Sternlieb:  Virtually all of my clients deal with me directly, so they are unaware of the size of my firm or how it operates.  However, those who know about it love it.  Many of my clients are lawyers, physicians and business professionals, and they fully understand the thinking behind the flex-time concept.  They understand that the way I practice law means lower overhead which allows me to charge lower fees.  Additionally, clients recognize that my background and training at Simpson Thacher enable me to handle sophisticated matters.  As for the evolution of the practice, I would like to see my practice grow to where we have several offices where firm members can come and go as their needs and work load dictate.  My goal is to use my firm as a role model for other law firms to show that you can create an environment where women (and men if they so choose) can work flexible schedules and be successful.  I’ve spoken at a program sponsored by the New York State Bar Association’s Committee on Women in the Law about the flex-time practice that I’ve created, and I plan to discuss it in more detail on my web site, www.jsestateplanning.com?

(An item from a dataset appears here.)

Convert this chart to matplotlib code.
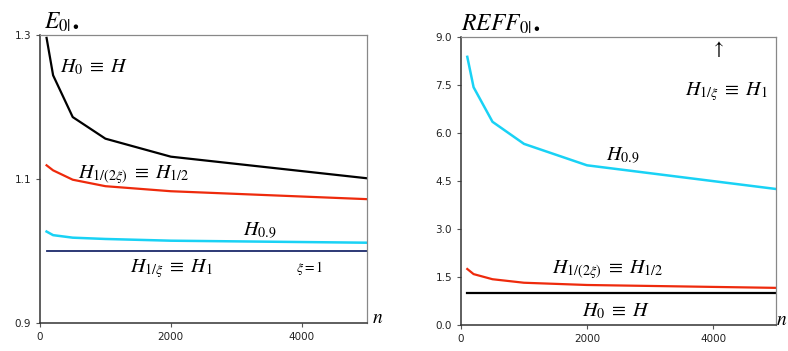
import matplotlib
matplotlib.use("Agg")
import matplotlib.pyplot as plt

plt.rcParams['mathtext.fontset'] = 'stix'
plt.rcParams['font.family'] = ['DejaVu Sans']

# Data
n = [100, 200, 500, 1000, 2000, 5000]
e_H0 = [1.296, 1.244, 1.186, 1.156, 1.131, 1.101]
e_H12 = [1.119, 1.112, 1.099, 1.090, 1.083, 1.072]
e_H09 = [1.027, 1.022, 1.0185, 1.0167, 1.0143, 1.0115]
e_H1 = [1.0, 1.0, 1.0, 1.0, 1.0, 1.0]

r_H09 = [8.39, 7.44, 6.36, 5.67, 5.00, 4.26]
r_H12 = [1.76, 1.60, 1.44, 1.33, 1.26, 1.17]
r_H0 = [1.0, 1.0, 1.0, 1.0, 1.0, 1.0]

left_yticks = [0.9, 1.1, 1.3]
left_yticklabels = ["0.9", "1.1", "1.3"]
right_yticks = [0.0, 1.5, 3.0, 4.5, 6.0, 7.5, 9.0]
right_yticklabels = ["0.0", "1.5", "3.0", "4.5", "6.0", "7.5", "9.0"]
xticks = [0, 2000, 4000]
xticklabels = ["0", "2000", "4000"]

BLACK = "#000000"
RED = "#ee2a0c"
CYAN = "#19d2f5"
NAVY = "#1b2a6b"

FS = 14.5
EQ = r"\;\equiv\;"

fig = plt.figure(figsize=(7.88, 3.51), dpi=100)
ax1 = fig.add_axes([0.0508, 0.0798, 0.4149, 0.8205])
ax2 = fig.add_axes([0.585, 0.0732, 0.3998, 0.8205])

def style(ax):
    for s in ["top", "right"]:
        ax.spines[s].set_color("#888888")
        ax.spines[s].set_linewidth(0.9)
    for s in ["left", "bottom"]:
        ax.spines[s].set_color("#333333")
        ax.spines[s].set_linewidth(1.1)
    ax.tick_params(axis="both", direction="out", length=3, width=0.8,
                   color="#555555", labelsize=7.5, labelcolor="#222222")
    ax.tick_params(top=False, right=False)
    ax.set_xlim(0, 5000)
    ax.set_xticks(xticks)
    ax.set_xticklabels(xticklabels)

style(ax1)
style(ax2)

# Left panel
ax1.plot(n, e_H0, color=BLACK, lw=1.6)
ax1.plot(n, e_H12, color=RED, lw=1.6)
ax1.plot(n, e_H09, color=CYAN, lw=1.8)
ax1.plot(n, e_H1, color=NAVY, lw=1.3)
ax1.set_ylim(0.9, 1.3)
ax1.set_yticks(left_yticks)
ax1.set_yticklabels(left_yticklabels)

ax1.text(0.012, 1.005, r"$E_{0|\bullet}$", transform=ax1.transAxes, fontsize=17,
         ha="left", va="bottom")
ax1.text(0.06, 0.89, r"$H_0" + EQ + r"H$", transform=ax1.transAxes, fontsize=FS,
         ha="left", va="center")
ax1.text(0.115, 0.515, r"$H_{1/(2\xi)}" + EQ + r"H_{1/2}$", transform=ax1.transAxes,
         fontsize=FS, ha="left", va="center")
ax1.text(0.62, 0.32, r"$H_{0.9}$", transform=ax1.transAxes, fontsize=FS,
         ha="left", va="center")
ax1.text(0.275, 0.19, r"$H_{1/\xi}" + EQ + r"H_1$", transform=ax1.transAxes,
         fontsize=FS, ha="left", va="center")
ax1.text(0.783, 0.19, r"$\xi = 1$", transform=ax1.transAxes, fontsize=10,
         ha="left", va="center")
ax1.text(1.015, 0.02, r"$n$", transform=ax1.transAxes, fontsize=14,
         ha="left", va="center")

# Right panel
ax2.plot(n, r_H09, color=CYAN, lw=1.8)
ax2.plot(n, r_H12, color=RED, lw=1.6)
ax2.plot(n, r_H0, color=BLACK, lw=1.6)
ax2.set_ylim(0.0, 9.0)
ax2.set_yticks(right_yticks)
ax2.set_yticklabels(right_yticklabels)

ax2.text(0.0, 1.005, r"$REFF_{0|\bullet}$", transform=ax2.transAxes, fontsize=17,
         ha="left", va="bottom")
ax2.text(0.815, 0.96, r"$\uparrow$", transform=ax2.transAxes, fontsize=14,
         ha="center", va="center")
ax2.text(0.71, 0.81, r"$H_{1/\xi}" + EQ + r"H_1$", transform=ax2.transAxes,
         fontsize=FS, ha="left", va="center")
ax2.text(0.46, 0.59, r"$H_{0.9}$", transform=ax2.transAxes, fontsize=FS,
         ha="left", va="center")
ax2.text(0.29, 0.195, r"$H_{1/(2\xi)}" + EQ + r"H_{1/2}$", transform=ax2.transAxes,
         fontsize=FS, ha="left", va="center")
ax2.text(0.385, 0.05, r"$H_0" + EQ + r"H$", transform=ax2.transAxes, fontsize=FS,
         ha="left", va="center")
fig.text(0.9995, 0.09, r"$n$", fontsize=14, ha="right", va="center")

fig.savefig("out.png", dpi=100)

JDB:  What advice would you give to an attorney who is interested in establishing a flex-time practice?

Sternlieb:  First, you should have a business plan and understand that you are going to be running a business in addition to practicing law.  Make sure you have the experience and training to do the legal work, and network with everyone you can.  Have reserves in the bank and do a budget so you know how much money you are going to need.  Be prepared for all of the administrative responsibilities that are involved in running an office, even if it’s a home office, unless you have the funds to hire someone to take care of these tasks.  Also, be prepared for the mental and emotional adjustment you have to make to work on your own.  If you’re used to a large office with lots of colleagues and secretarial and technical support, a solo practice is a big change.  Certainly there are challenges in a solo practice, but I’ve learned to love it.  My income may be lower, but the flexibility and family benefits are well worth it.